▶ **TASK DIRECTIONS**:
Each record below is to be reproduced without any change.
-- start RECORDED INFORMATION --
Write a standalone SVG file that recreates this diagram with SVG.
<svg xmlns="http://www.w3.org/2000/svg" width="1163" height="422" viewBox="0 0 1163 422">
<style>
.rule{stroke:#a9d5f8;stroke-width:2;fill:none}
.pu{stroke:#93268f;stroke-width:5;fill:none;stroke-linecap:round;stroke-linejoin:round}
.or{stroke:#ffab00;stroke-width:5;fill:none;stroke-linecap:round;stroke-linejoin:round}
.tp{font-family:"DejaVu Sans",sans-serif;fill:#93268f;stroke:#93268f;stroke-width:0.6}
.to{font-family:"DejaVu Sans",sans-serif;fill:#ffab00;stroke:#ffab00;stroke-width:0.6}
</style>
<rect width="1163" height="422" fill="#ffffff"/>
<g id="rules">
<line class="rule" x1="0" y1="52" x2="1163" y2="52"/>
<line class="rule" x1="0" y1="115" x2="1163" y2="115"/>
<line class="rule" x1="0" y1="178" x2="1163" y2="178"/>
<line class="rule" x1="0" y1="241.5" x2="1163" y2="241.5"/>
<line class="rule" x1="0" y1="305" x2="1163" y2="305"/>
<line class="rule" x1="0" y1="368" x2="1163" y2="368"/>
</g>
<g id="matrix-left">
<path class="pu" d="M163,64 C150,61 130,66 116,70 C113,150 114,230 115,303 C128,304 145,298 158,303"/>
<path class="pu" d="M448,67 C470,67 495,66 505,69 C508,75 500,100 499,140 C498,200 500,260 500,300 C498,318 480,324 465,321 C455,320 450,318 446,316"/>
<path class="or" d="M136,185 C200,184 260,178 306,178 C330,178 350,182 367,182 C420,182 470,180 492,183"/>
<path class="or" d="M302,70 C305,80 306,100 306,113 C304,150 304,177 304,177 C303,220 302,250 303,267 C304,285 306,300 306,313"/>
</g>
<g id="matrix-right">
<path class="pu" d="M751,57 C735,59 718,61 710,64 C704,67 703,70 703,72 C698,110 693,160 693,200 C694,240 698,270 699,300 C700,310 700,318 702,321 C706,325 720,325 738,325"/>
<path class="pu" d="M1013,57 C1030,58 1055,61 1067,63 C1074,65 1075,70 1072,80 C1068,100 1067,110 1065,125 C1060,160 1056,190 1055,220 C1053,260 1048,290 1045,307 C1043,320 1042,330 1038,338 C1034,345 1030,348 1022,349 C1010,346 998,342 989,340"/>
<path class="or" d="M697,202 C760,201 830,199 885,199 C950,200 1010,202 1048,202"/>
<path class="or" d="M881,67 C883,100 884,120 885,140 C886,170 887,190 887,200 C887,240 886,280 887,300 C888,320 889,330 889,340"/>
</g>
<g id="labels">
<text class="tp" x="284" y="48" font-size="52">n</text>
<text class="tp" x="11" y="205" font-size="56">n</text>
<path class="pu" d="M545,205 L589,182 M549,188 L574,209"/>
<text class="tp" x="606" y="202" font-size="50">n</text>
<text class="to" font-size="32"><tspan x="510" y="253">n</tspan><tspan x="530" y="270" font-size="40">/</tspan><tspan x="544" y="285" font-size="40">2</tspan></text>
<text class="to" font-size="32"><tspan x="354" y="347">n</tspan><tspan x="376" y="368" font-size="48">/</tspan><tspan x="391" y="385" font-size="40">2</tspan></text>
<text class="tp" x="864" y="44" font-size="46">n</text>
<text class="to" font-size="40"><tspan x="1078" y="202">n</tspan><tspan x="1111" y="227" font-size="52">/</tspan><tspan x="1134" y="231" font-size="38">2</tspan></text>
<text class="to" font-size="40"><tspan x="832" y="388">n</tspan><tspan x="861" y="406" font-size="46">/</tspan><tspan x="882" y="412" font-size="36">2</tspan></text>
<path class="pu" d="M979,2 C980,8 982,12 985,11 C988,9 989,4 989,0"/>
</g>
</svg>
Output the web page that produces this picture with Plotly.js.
-- end RECORDED INFORMATION --
▶ **EXERCISE RESPONSE**:
Write a standalone SVG file that recreates this diagram with SVG.
<svg xmlns="http://www.w3.org/2000/svg" width="1163" height="422" viewBox="0 0 1163 422">
<style>
.rule{stroke:#a9d5f8;stroke-width:2;fill:none}
.pu{stroke:#93268f;stroke-width:5;fill:none;stroke-linecap:round;stroke-linejoin:round}
.or{stroke:#ffab00;stroke-width:5;fill:none;stroke-linecap:round;stroke-linejoin:round}
.tp{font-family:"DejaVu Sans",sans-serif;fill:#93268f;stroke:#93268f;stroke-width:0.6}
.to{font-family:"DejaVu Sans",sans-serif;fill:#ffab00;stroke:#ffab00;stroke-width:0.6}
</style>
<rect width="1163" height="422" fill="#ffffff"/>
<g id="rules">
<line class="rule" x1="0" y1="52" x2="1163" y2="52"/>
<line class="rule" x1="0" y1="115" x2="1163" y2="115"/>
<line class="rule" x1="0" y1="178" x2="1163" y2="178"/>
<line class="rule" x1="0" y1="241.5" x2="1163" y2="241.5"/>
<line class="rule" x1="0" y1="305" x2="1163" y2="305"/>
<line class="rule" x1="0" y1="368" x2="1163" y2="368"/>
</g>
<g id="matrix-left">
<path class="pu" d="M163,64 C150,61 130,66 116,70 C113,150 114,230 115,303 C128,304 145,298 158,303"/>
<path class="pu" d="M448,67 C470,67 495,66 505,69 C508,75 500,100 499,140 C498,200 500,260 500,300 C498,318 480,324 465,321 C455,320 450,318 446,316"/>
<path class="or" d="M136,185 C200,184 260,178 306,178 C330,178 350,182 367,182 C420,182 470,180 492,183"/>
<path class="or" d="M302,70 C305,80 306,100 306,113 C304,150 304,177 304,177 C303,220 302,250 303,267 C304,285 306,300 306,313"/>
</g>
<g id="matrix-right">
<path class="pu" d="M751,57 C735,59 718,61 710,64 C704,67 703,70 703,72 C698,110 693,160 693,200 C694,240 698,270 699,300 C700,310 700,318 702,321 C706,325 720,325 738,325"/>
<path class="pu" d="M1013,57 C1030,58 1055,61 1067,63 C1074,65 1075,70 1072,80 C1068,100 1067,110 1065,125 C1060,160 1056,190 1055,220 C1053,260 1048,290 1045,307 C1043,320 1042,330 1038,338 C1034,345 1030,348 1022,349 C1010,346 998,342 989,340"/>
<path class="or" d="M697,202 C760,201 830,199 885,199 C950,200 1010,202 1048,202"/>
<path class="or" d="M881,67 C883,100 884,120 885,140 C886,170 887,190 887,200 C887,240 886,280 887,300 C888,320 889,330 889,340"/>
</g>
<g id="labels">
<text class="tp" x="284" y="48" font-size="52">n</text>
<text class="tp" x="11" y="205" font-size="56">n</text>
<path class="pu" d="M545,205 L589,182 M549,188 L574,209"/>
<text class="tp" x="606" y="202" font-size="50">n</text>
<text class="to" font-size="32"><tspan x="510" y="253">n</tspan><tspan x="530" y="270" font-size="40">/</tspan><tspan x="544" y="285" font-size="40">2</tspan></text>
<text class="to" font-size="32"><tspan x="354" y="347">n</tspan><tspan x="376" y="368" font-size="48">/</tspan><tspan x="391" y="385" font-size="40">2</tspan></text>
<text class="tp" x="864" y="44" font-size="46">n</text>
<text class="to" font-size="40"><tspan x="1078" y="202">n</tspan><tspan x="1111" y="227" font-size="52">/</tspan><tspan x="1134" y="231" font-size="38">2</tspan></text>
<text class="to" font-size="40"><tspan x="832" y="388">n</tspan><tspan x="861" y="406" font-size="46">/</tspan><tspan x="882" y="412" font-size="36">2</tspan></text>
<path class="pu" d="M979,2 C980,8 982,12 985,11 C988,9 989,4 989,0"/>
</g>
</svg>
Output the web page that produces this picture with Plotly.js.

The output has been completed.